Task to carry out: Up to and including the line with "15, 16, 17];", write out the listing from its first line, minus the pictures.

Provided material:

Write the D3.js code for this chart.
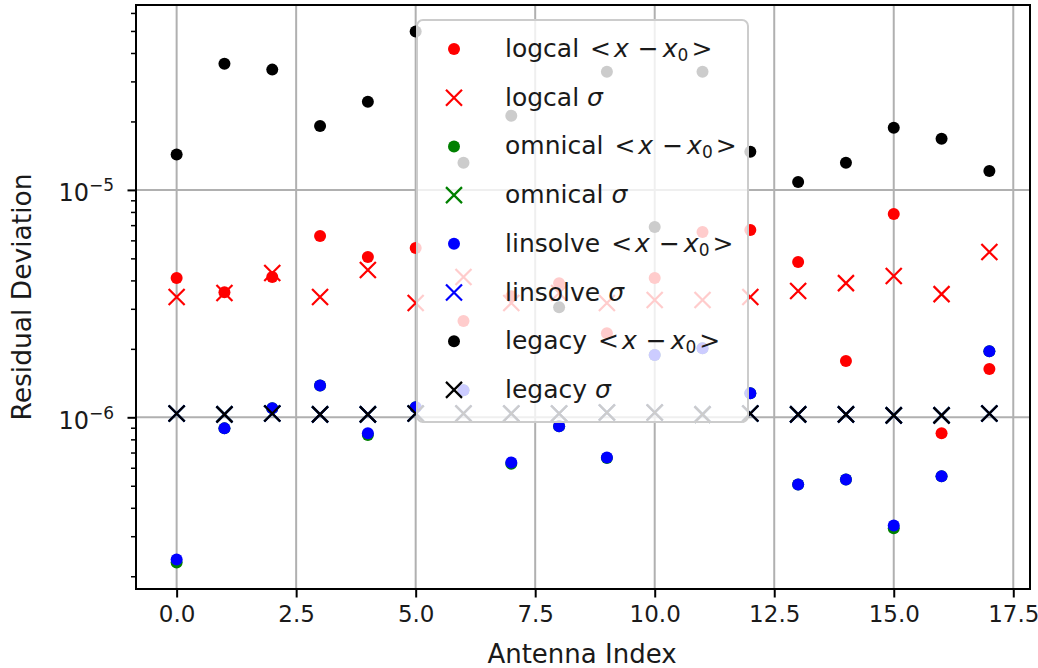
<!DOCTYPE html>
<html>
<head>
<meta charset="utf-8">
<script src="https://cdn.jsdelivr.net/npm/d3@7"></script>
<style>
  body { margin: 0; background: #fff; }
  svg { display: block; font-family: "DejaVu Sans", sans-serif; }
</style>
</head>
<body>
<div id="chart"></div>
<script>
// --- Data ---
const antenna = [0, 1, 2, 3, 4, 5, 6, 7, 8, 9, 10, 11, 12, 13, 14, 15, 16, 17];

const logcalMean = [4.10e-6, 3.55e-6, 4.14e-6, 6.27e-6, 5.07e-6, 5.55e-6, 2.65e-6, 3.41e-6, 3.89e-6,
  2.34e-6, 4.10e-6, 6.53e-6, 6.67e-6, 4.82e-6, 1.77e-6, 7.84e-6, 8.50e-7, 1.63e-6];
const logcalSigma = [3.38e-6, 3.52e-6, 4.31e-6, 3.38e-6, 4.44e-6, 3.18e-6, 4.14e-6, 3.18e-6, 3.52e-6,
  3.18e-6, 3.28e-6, 3.28e-6, 3.38e-6, 3.59e-6, 3.89e-6, 4.18e-6, 3.48e-6, 5.33e-6];
const omnicalMean = [2.30e-7, 8.94e-7, 1.095e-6, 1.38e-6, 8.35e-7, 1.107e-6, 1.315e-6, 6.25e-7, 9.13e-7,
  6.62e-7, 1.88e-6, 2.01e-6, 1.275e-6, 5.07e-7, 5.33e-7, 3.25e-7, 5.50e-7, 1.95e-6];
const omnicalSigma = [1.04e-6, 1.03e-6, 1.04e-6, 1.03e-6, 1.03e-6, 1.04e-6, 1.04e-6, 1.04e-6, 1.04e-6,
  1.05e-6, 1.05e-6, 1.03e-6, 1.04e-6, 1.03e-6, 1.03e-6, 1.02e-6, 1.02e-6, 1.04e-6];
const linsolveMean = [2.37e-7, 8.94e-7, 1.095e-6, 1.38e-6, 8.50e-7, 1.107e-6, 1.315e-6, 6.33e-7, 9.13e-7,
  6.66e-7, 1.88e-6, 2.01e-6, 1.275e-6, 5.07e-7, 5.33e-7, 3.34e-7, 5.50e-7, 1.95e-6];
const linsolveSigma = [1.04e-6, 1.03e-6, 1.04e-6, 1.03e-6, 1.03e-6, 1.04e-6, 1.04e-6, 1.04e-6, 1.04e-6,
  1.05e-6, 1.05e-6, 1.03e-6, 1.04e-6, 1.03e-6, 1.03e-6, 1.02e-6, 1.02e-6, 1.04e-6];
const legacyMean = [1.43e-5, 3.59e-5, 3.38e-5, 1.91e-5, 2.44e-5, 4.97e-5, 1.315e-5, 2.12e-5, 3.05e-6,
  3.31e-5, 6.87e-6, 3.31e-5, 1.47e-5, 1.084e-5, 1.315e-5, 1.875e-5, 1.68e-5, 1.21e-5];
const legacySigma = [1.04e-6, 1.03e-6, 1.04e-6, 1.03e-6, 1.03e-6, 1.04e-6, 1.04e-6, 1.04e-6, 1.04e-6,
  1.05e-6, 1.05e-6, 1.03e-6, 1.04e-6, 1.03e-6, 1.03e-6, 1.02e-6, 1.02e-6, 1.04e-6];

const xTicks = [0, 2.5, 5, 7.5, 10, 12.5, 15, 17.5];
const yMajorTicks = [1e-6, 1e-5];
const yTickExponents = ["\u22126", "\u22125"];

const series = [
  { name: "logcal", kind: "mean", color: "#ff0000", values: logcalMean },
  { name: "logcal", kind: "sigma", color: "#ff0000", values: logcalSigma },
  { name: "omnical", kind: "mean", color: "#008000", values: omnicalMean },
  { name: "omnical", kind: "sigma", color: "#008000", values: omnicalSigma },
  { name: "linsolve", kind: "mean", color: "#0000ff", values: linsolveMean },
  { name: "linsolve", kind: "sigma", color: "#0000ff", values: linsolveSigma },
  { name: "legacy", kind: "mean", color: "#000000", values: legacyMean },
  { name: "legacy", kind: "sigma", color: "#000000", values: legacySigma },
];

// --- Dimensions ---
const W = 1038, H = 668;
const plot = { left: 136, right: 1030, top: 5, bottom: 589 };
const fontSize = 23;
const textColor = "#1a1a1a";

const svg = d3.select("#chart").append("svg")
  .attr("width", W).attr("height", H);

// --- Scales (matplotlib style 5% margins) ---
const x = d3.scaleLinear()
  .domain([-0.85, 17.85])
  .range([plot.left, plot.right]);

const allVals = series.flatMap(s => s.values).map(v => Math.log10(v));
const [lo, hi] = d3.extent(allVals);
const pad = (hi - lo) * 0.05;
const y = d3.scaleLog()
  .domain([Math.pow(10, lo - pad), Math.pow(10, hi + pad)])
  .range([plot.bottom, plot.top]);

// minor log ticks inside the domain
const yMinorTicks = [];
for (let e = -7; e <= -4; e++) {
  for (let m = 2; m <= 9; m++) {
    const v = m * Math.pow(10, e);
    if (v >= y.domain()[0] && v <= y.domain()[1]) yMinorTicks.push(v);
  }
}

// --- Grid ---
const grid = svg.append("g").attr("stroke", "#b0b0b0").attr("stroke-width", 2);
grid.selectAll(".gx").data(xTicks).join("line")
  .attr("x1", d => x(d)).attr("x2", d => x(d))
  .attr("y1", plot.top).attr("y2", plot.bottom);
grid.selectAll(".gy").data(yMajorTicks).join("line")
  .attr("x1", plot.left).attr("x2", plot.right)
  .attr("y1", d => y(d)).attr("y2", d => y(d));

// --- Points ---
const xr = 8;
for (const s of series) {
  const pts = s.values.map((v, i) => ({ i: antenna[i], v }));
  if (s.kind === "mean") {
    svg.append("g").selectAll("circle").data(pts).join("circle")
      .attr("cx", d => x(d.i)).attr("cy", d => y(d.v))
      .attr("r", 6).attr("fill", s.color);
  } else {
    svg.append("g").selectAll("path").data(pts).join("path")
      .attr("transform", d => `translate(${x(d.i)},${y(d.v)})`)
      .attr("d", `M${-xr},${-xr}L${xr},${xr}M${-xr},${xr}L${xr},${-xr}`)
      .attr("stroke", s.color).attr("stroke-width", 2.2).attr("fill", "none");
  }
}

// --- Axes ---
const xAxis = svg.append("g")
  .attr("transform", `translate(0,${plot.bottom})`)
  .call(d3.axisBottom(x).tickValues(xTicks).tickFormat(d3.format(".1f")).tickSize(8.5).tickPadding(8));
xAxis.select(".domain").remove();
xAxis.selectAll("line").attr("stroke", "#000").attr("stroke-width", 2);
xAxis.selectAll("text").attr("font-size", fontSize).attr("fill", textColor)
  .attr("font-family", "DejaVu Sans");

const yMinor = svg.append("g")
  .attr("transform", `translate(${plot.left},0)`)
  .call(d3.axisLeft(y).tickValues(yMinorTicks).tickFormat("").tickSize(5));
yMinor.select(".domain").remove();
yMinor.selectAll("line").attr("stroke", "#000").attr("stroke-width", 1.5);

const yMajor = svg.append("g")
  .attr("transform", `translate(${plot.left},0)`)
  .call(d3.axisLeft(y).tickValues(yMajorTicks).tickFormat("").tickSize(8.5));
yMajor.select(".domain").remove();
yMajor.selectAll("line").attr("stroke", "#000").attr("stroke-width", 2);

yMajor.selectAll(".tick").append("text")
  .attr("x", -22).attr("y", 11)
  .attr("text-anchor", "end")
  .attr("fill", textColor)
  .attr("font-size", 24)
  .attr("font-family", "DejaVu Sans")
  .each(function(d, i) {
    const t = d3.select(this);
    t.append("tspan").text("10");
    t.append("tspan").attr("font-size", 17).attr("dy", -10).text(yTickExponents[i]);
  });

// frame
svg.append("rect")
  .attr("x", plot.left).attr("y", plot.top)
  .attr("width", plot.right - plot.left).attr("height", plot.bottom - plot.top)
  .attr("fill", "none").attr("stroke", "#000").attr("stroke-width", 2);

// axis labels
svg.append("text")
  .attr("x", (plot.left + plot.right) / 2 - 1).attr("y", 663)
  .attr("text-anchor", "middle")
  .attr("font-size", 26).attr("fill", textColor)
  .text("Antenna Index");

svg.append("text")
  .attr("transform", `translate(31,${(plot.top + plot.bottom) / 2}) rotate(-90)`)
  .attr("text-anchor", "middle")
  .attr("font-size", 26.5).attr("fill", textColor)
  .text("Residual Deviation");

// --- Legend ---
const legend = svg.append("g").attr("transform", "translate(417,20)");
legend.append("rect")
  .attr("width", 331).attr("height", 402).attr("rx", 6)
  .attr("fill", "#fff").attr("fill-opacity", 0.8)
  .attr("stroke", "#cccccc").attr("stroke-width", 2);

series.forEach((s, i) => {
  const g = legend.append("g").attr("transform", `translate(0,${29 + i * 48.7})`);
  if (s.kind === "mean") {
    g.append("circle").attr("cx", 37).attr("cy", 0).attr("r", 6).attr("fill", s.color);
  } else {
    g.append("path")
      .attr("transform", "translate(37,0)")
      .attr("d", `M${-xr},${-xr}L${xr},${xr}M${-xr},${xr}L${xr},${-xr}`)
      .attr("stroke", s.color).attr("stroke-width", 2.2).attr("fill", "none");
  }
  const t = g.append("text").attr("x", 88).attr("y", 8)
    .attr("font-size", 25).attr("fill", textColor);
  t.append("tspan").text(s.name + " ");
  if (s.kind === "mean") {
    t.append("tspan").attr("dx", 3).text("<");
    t.append("tspan").attr("dx", 3).attr("font-style", "italic").text("x");
    t.append("tspan").attr("dx", 9).text("\u2212");
    t.append("tspan").attr("dx", 4).attr("font-style", "italic").text("x");
    t.append("tspan").attr("font-size", 17).attr("dy", 4).text("0");
    t.append("tspan").attr("dx", 3).attr("dy", -4).text(">");
  } else {
    t.append("tspan").attr("font-style", "italic").text("\u03c3");
  }
});
</script>
</body>
</html>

Task response:
Write the D3.js code for this chart.
<!DOCTYPE html>
<html>
<head>
<meta charset="utf-8">
<script src="https://cdn.jsdelivr.net/npm/d3@7"></script>
<style>
  body { margin: 0; background: #fff; }
  svg { display: block; font-family: "DejaVu Sans", sans-serif; }
</style>
</head>
<body>
<div id="chart"></div>
<script>
// --- Data ---
const antenna = [0, 1, 2, 3, 4, 5, 6, 7, 8, 9, 10, 11, 12, 13, 14, 15, 16, 17];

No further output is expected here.